When life expectancy figures are appropriately adjusted, the United States ranks number one in the world in life expectancy at birth (figure 19.9a). Without such adjustment, the United States ranks fifteenth. The disproportionate number of U.S. deaths due to violence is the principal reason for the nation to rank so low overall. These fatalities include all gunshot-related deaths (homicides and suicides) and also deaths due to automobile accidents or other injuries. Such deaths arguably have little to do with medical system performance but instead arise from social causes, lifestyle choices, or imperfections in other public efforts to reduce such deaths, such as highway safety.

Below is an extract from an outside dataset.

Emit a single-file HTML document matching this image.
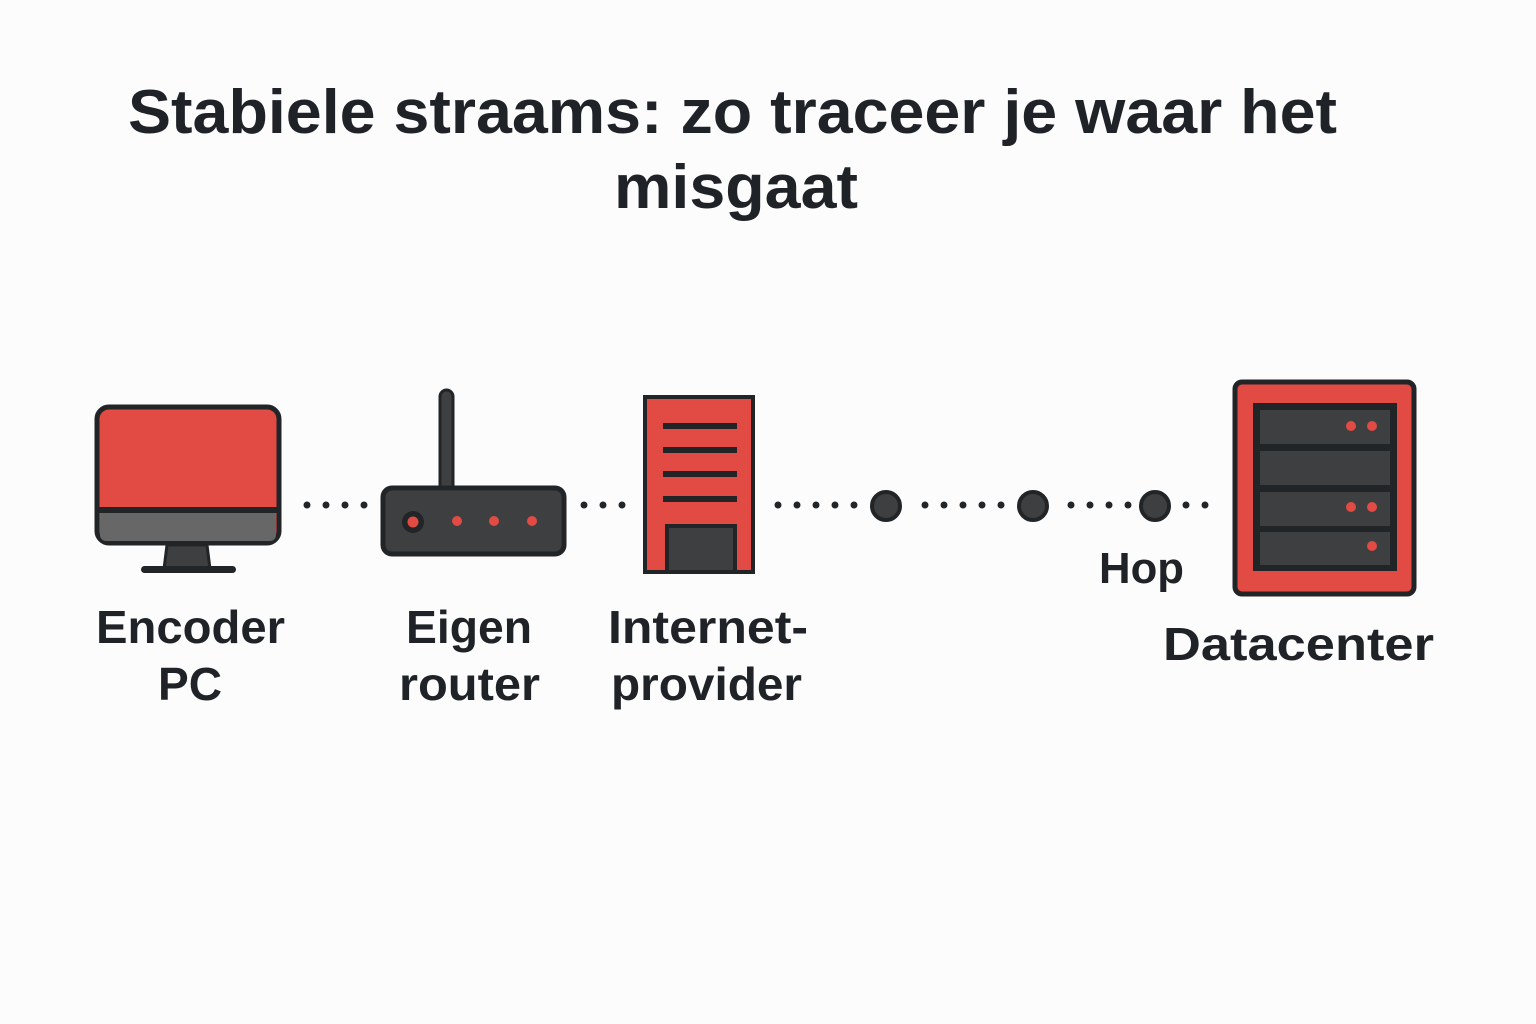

In figure 19.9a, each country was assumed to have the average fatal injury rate experienced over the 20 years examined. This has the effect of increasing life expectancy in countries that have a higher-than-average fatal injury rate, such as the United States. Conversely, it has the effect of lowering life expectancy in countries that have a lower-than-average fatal injury rate, such as Switzerland.

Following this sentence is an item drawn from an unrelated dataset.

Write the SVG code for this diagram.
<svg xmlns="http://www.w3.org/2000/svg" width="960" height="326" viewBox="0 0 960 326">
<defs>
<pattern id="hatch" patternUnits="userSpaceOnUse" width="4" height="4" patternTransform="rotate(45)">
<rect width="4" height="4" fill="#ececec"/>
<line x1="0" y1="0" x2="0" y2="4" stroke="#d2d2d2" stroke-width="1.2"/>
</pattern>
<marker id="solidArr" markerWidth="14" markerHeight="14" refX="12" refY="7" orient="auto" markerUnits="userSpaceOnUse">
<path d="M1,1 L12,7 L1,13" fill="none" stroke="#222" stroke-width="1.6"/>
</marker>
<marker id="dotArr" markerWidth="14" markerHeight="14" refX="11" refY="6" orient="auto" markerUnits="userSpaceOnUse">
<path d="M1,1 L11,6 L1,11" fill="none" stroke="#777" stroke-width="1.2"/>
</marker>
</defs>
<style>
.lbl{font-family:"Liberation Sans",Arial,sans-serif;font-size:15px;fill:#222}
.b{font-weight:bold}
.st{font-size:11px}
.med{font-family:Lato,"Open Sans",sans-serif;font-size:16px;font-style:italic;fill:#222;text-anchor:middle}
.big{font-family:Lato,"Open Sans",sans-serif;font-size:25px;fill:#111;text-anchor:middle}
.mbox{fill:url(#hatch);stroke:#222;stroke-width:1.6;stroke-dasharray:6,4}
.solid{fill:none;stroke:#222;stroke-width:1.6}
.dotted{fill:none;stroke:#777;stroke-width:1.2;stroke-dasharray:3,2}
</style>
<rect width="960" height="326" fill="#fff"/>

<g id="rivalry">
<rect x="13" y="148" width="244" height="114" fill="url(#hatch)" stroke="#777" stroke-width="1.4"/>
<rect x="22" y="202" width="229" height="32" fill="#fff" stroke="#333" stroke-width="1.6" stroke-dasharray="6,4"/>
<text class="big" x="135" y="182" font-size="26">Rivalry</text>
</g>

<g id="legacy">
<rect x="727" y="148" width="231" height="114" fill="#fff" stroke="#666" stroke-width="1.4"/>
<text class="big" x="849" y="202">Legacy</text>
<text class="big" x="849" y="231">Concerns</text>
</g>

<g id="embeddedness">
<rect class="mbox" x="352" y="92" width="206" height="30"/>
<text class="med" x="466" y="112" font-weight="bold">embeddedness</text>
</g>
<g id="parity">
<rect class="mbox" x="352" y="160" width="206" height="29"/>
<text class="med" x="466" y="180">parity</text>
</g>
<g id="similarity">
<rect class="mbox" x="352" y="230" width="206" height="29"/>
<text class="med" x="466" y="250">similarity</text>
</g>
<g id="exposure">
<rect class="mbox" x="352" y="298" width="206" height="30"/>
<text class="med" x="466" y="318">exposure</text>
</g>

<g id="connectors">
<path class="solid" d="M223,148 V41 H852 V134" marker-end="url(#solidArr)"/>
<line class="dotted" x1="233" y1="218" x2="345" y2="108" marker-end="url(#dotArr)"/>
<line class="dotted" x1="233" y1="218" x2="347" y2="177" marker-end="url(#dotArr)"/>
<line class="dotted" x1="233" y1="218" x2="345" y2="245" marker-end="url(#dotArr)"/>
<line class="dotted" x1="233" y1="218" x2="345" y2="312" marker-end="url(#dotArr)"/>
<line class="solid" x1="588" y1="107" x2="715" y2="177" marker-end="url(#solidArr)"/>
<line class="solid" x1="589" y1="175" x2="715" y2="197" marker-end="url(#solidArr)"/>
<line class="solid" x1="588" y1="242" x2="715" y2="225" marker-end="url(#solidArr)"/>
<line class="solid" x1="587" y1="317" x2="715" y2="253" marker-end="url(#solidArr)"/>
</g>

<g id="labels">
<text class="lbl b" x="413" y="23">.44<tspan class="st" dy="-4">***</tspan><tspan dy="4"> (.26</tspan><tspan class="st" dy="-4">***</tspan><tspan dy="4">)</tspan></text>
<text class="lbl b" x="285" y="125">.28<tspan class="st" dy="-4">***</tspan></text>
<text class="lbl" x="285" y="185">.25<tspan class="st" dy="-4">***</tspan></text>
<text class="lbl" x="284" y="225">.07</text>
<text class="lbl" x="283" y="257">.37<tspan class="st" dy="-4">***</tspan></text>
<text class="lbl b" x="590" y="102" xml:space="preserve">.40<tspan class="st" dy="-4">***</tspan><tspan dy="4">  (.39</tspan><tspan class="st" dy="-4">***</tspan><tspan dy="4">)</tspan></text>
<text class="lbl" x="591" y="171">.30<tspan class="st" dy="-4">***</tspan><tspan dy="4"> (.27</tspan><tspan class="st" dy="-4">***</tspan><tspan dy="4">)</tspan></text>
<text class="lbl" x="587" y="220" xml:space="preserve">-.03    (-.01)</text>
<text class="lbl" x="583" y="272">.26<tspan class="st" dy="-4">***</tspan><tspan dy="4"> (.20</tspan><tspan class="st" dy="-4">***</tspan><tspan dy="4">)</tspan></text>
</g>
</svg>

An OECD study shows that the availability of medical care (for example, supply of doctors and nurses relative to the population) is a relatively minor contributor to life expectancy. Increasing GDP per person by 10 percent, for example, would have almost four times as much impact on male life expectancy at birth as increasing the supply of doctors and nurses by the same percentage (figure 19.9b). In addition, increasing the level of education by 10 percent would have at least two to three times the impact as would the equivalent percent increase in doctor and nurse supply.
Changing behavior also can produce life expectancy gains that rival an increased supply of medical care services. A 10 percent reduction in smoking or excess use of alcohol (including any use of alcohol resulting in a fatal injury) would produce greater gains in male life expectancy than a 10 percent increase in the supply of doctors and nurses would.
None of these comparisons demonstrates which approach to increasing life expectancy is most cost-effective. They simply illustrate that differences in life expectancy across countries or states could arise even if they have medical care systems that are identical in performance.